Task goal: Locate all lines in the data below that hold "with" and show them.
■ ■ ■ ■
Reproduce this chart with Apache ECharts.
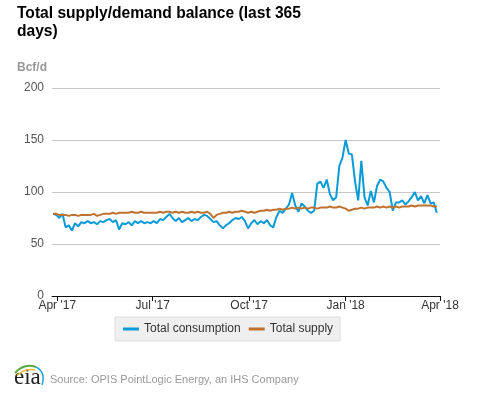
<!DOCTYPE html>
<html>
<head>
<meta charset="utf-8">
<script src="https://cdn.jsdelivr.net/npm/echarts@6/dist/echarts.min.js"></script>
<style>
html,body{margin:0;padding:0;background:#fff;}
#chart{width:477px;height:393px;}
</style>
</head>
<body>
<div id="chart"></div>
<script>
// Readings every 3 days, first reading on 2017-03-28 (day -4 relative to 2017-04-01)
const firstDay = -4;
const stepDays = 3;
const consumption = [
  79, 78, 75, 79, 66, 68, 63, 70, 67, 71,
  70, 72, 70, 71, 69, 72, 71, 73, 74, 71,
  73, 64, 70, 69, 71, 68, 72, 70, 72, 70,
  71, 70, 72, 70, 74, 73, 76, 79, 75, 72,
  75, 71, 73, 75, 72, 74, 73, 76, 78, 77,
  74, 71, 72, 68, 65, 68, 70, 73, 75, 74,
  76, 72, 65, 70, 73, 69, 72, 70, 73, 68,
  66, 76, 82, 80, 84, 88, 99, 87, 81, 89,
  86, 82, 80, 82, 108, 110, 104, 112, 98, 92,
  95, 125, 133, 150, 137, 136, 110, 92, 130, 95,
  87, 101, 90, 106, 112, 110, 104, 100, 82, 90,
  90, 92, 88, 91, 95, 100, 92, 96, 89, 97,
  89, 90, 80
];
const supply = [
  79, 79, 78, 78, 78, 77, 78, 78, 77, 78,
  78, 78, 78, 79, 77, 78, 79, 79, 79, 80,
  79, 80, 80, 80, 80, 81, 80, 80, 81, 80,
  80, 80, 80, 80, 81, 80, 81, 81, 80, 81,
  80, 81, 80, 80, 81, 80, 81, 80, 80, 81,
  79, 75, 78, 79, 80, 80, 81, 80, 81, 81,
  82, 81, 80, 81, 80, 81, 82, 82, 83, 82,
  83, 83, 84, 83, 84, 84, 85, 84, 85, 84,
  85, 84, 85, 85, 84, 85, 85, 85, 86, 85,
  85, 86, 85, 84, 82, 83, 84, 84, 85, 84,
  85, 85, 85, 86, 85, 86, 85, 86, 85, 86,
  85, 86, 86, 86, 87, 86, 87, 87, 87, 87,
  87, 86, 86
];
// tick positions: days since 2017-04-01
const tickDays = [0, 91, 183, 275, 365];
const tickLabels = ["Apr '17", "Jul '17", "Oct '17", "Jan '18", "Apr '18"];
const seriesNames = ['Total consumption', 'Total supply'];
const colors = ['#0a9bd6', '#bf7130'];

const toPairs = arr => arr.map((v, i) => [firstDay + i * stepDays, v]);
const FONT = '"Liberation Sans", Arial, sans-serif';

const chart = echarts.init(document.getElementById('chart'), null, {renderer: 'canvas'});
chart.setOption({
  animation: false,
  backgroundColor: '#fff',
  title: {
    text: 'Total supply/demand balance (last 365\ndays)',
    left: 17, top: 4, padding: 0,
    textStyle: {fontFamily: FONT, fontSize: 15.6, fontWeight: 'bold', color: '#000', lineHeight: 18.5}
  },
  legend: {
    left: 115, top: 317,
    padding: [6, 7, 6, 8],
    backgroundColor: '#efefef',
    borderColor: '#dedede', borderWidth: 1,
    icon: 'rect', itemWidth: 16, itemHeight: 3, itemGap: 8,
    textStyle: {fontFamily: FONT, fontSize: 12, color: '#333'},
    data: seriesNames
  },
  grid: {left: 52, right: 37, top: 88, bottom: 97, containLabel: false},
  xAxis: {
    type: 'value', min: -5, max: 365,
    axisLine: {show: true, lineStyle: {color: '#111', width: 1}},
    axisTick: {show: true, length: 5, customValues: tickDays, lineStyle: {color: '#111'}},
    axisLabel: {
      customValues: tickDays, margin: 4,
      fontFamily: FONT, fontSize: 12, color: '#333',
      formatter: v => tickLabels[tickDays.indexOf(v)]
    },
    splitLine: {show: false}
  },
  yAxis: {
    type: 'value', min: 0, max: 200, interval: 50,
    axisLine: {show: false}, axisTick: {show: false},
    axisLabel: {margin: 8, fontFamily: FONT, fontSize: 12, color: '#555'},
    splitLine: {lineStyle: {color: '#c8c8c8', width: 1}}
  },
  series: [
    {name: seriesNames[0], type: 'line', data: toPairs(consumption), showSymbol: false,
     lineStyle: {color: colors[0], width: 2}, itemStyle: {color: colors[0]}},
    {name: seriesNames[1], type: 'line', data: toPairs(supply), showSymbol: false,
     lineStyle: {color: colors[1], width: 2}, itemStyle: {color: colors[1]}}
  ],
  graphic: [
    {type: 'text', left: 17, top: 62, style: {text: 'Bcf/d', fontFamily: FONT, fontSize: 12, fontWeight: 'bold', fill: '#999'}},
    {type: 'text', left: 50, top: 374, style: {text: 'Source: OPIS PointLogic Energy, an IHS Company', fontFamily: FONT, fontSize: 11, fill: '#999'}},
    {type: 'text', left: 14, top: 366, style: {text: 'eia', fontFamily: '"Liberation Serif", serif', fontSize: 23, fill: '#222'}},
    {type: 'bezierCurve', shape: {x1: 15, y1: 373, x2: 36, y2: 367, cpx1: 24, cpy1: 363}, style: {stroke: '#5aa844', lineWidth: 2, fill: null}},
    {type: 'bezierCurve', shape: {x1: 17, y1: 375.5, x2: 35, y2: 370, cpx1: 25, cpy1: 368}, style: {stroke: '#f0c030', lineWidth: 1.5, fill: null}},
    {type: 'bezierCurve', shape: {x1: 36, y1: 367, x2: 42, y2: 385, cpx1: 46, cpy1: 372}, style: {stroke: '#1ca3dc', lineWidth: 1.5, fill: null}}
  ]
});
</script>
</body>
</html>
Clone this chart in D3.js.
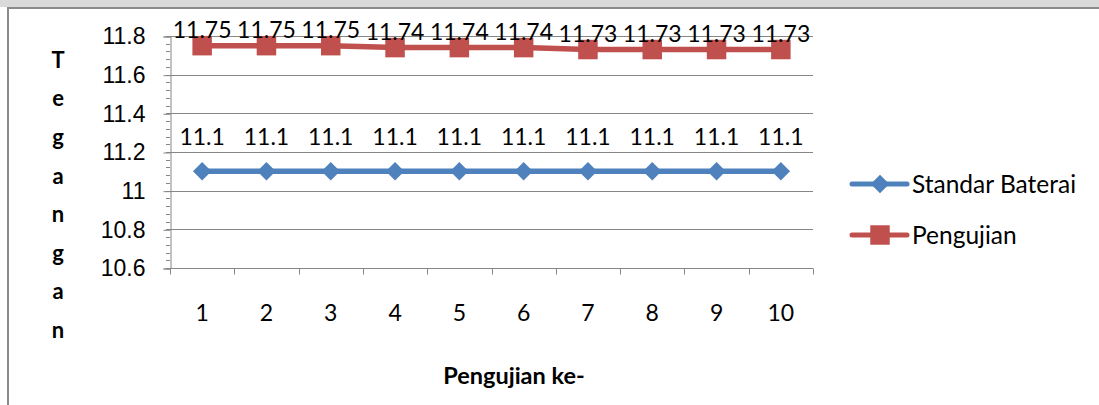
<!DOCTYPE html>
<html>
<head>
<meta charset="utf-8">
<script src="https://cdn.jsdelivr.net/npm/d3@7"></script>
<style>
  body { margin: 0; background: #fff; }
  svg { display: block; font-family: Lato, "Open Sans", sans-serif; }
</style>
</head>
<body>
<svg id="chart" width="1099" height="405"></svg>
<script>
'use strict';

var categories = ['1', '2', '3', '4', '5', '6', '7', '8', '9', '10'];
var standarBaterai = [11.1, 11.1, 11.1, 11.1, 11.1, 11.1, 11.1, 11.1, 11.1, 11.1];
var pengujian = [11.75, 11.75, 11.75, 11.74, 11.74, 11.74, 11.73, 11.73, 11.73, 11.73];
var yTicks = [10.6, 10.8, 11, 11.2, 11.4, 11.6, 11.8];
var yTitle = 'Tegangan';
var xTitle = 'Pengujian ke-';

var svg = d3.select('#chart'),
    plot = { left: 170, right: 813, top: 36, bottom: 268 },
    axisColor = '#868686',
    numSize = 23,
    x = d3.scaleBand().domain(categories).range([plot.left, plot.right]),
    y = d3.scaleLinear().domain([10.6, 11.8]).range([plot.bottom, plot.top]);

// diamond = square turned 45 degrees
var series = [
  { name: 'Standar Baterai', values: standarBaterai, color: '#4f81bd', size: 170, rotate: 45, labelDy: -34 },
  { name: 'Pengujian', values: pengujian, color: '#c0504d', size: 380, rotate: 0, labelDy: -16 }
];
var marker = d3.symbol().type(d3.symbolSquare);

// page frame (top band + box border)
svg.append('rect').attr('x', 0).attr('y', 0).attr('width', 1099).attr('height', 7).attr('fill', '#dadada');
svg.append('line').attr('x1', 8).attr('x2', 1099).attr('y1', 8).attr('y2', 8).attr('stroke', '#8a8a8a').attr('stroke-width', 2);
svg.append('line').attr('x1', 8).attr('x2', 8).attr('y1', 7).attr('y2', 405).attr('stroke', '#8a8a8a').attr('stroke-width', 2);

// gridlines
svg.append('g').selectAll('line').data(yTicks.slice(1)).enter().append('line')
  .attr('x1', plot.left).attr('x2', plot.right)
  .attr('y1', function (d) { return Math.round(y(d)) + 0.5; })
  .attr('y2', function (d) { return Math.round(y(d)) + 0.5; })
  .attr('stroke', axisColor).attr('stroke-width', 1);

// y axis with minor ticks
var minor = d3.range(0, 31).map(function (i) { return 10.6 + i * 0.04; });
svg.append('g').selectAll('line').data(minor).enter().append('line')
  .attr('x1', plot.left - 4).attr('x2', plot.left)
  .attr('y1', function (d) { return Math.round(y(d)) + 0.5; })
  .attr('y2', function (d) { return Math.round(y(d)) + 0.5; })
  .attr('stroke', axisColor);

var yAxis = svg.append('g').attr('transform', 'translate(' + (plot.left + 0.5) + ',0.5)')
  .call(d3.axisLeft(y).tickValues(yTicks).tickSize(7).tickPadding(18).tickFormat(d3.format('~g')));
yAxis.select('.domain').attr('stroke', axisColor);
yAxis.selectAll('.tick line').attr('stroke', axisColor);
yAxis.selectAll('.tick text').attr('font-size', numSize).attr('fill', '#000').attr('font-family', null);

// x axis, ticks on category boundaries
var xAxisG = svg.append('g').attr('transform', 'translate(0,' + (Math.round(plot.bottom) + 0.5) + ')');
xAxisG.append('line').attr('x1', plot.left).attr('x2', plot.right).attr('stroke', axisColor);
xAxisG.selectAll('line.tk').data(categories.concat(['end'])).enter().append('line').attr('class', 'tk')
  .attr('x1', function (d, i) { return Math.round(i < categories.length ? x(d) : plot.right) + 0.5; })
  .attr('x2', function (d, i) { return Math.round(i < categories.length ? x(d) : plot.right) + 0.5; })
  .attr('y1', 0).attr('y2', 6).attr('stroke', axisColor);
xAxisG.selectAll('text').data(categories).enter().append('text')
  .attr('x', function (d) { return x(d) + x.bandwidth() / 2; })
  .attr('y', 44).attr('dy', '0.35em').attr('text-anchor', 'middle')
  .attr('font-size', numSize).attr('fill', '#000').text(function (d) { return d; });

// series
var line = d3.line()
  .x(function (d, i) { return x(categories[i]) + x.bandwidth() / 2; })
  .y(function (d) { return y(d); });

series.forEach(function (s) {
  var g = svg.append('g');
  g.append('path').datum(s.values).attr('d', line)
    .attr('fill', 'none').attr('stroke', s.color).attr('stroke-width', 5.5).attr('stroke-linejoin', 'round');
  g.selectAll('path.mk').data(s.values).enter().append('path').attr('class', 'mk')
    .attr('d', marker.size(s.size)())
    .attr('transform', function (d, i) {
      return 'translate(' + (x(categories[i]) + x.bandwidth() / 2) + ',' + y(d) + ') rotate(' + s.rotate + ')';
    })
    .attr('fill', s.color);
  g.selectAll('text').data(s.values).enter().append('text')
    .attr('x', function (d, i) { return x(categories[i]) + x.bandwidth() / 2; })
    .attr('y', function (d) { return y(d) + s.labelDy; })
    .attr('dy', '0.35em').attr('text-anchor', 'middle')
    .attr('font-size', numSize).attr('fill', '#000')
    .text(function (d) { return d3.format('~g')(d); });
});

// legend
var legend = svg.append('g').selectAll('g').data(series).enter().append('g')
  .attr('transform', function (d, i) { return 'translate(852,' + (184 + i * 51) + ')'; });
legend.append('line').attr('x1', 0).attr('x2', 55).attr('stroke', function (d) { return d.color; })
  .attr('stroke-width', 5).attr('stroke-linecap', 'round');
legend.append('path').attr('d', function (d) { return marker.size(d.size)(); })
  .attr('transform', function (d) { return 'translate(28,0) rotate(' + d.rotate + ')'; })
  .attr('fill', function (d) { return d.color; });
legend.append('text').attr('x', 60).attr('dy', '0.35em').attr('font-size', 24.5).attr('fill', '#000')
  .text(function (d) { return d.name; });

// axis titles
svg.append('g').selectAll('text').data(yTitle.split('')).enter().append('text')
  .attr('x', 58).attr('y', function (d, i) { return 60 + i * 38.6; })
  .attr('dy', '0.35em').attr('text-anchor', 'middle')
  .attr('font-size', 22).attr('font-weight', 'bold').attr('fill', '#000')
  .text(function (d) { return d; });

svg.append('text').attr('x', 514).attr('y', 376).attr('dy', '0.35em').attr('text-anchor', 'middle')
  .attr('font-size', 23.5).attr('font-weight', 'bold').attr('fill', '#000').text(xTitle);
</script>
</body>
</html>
■ ■ ■ ■
Solved exercise:
Reproduce this chart with Apache ECharts.
// y axis with minor ticks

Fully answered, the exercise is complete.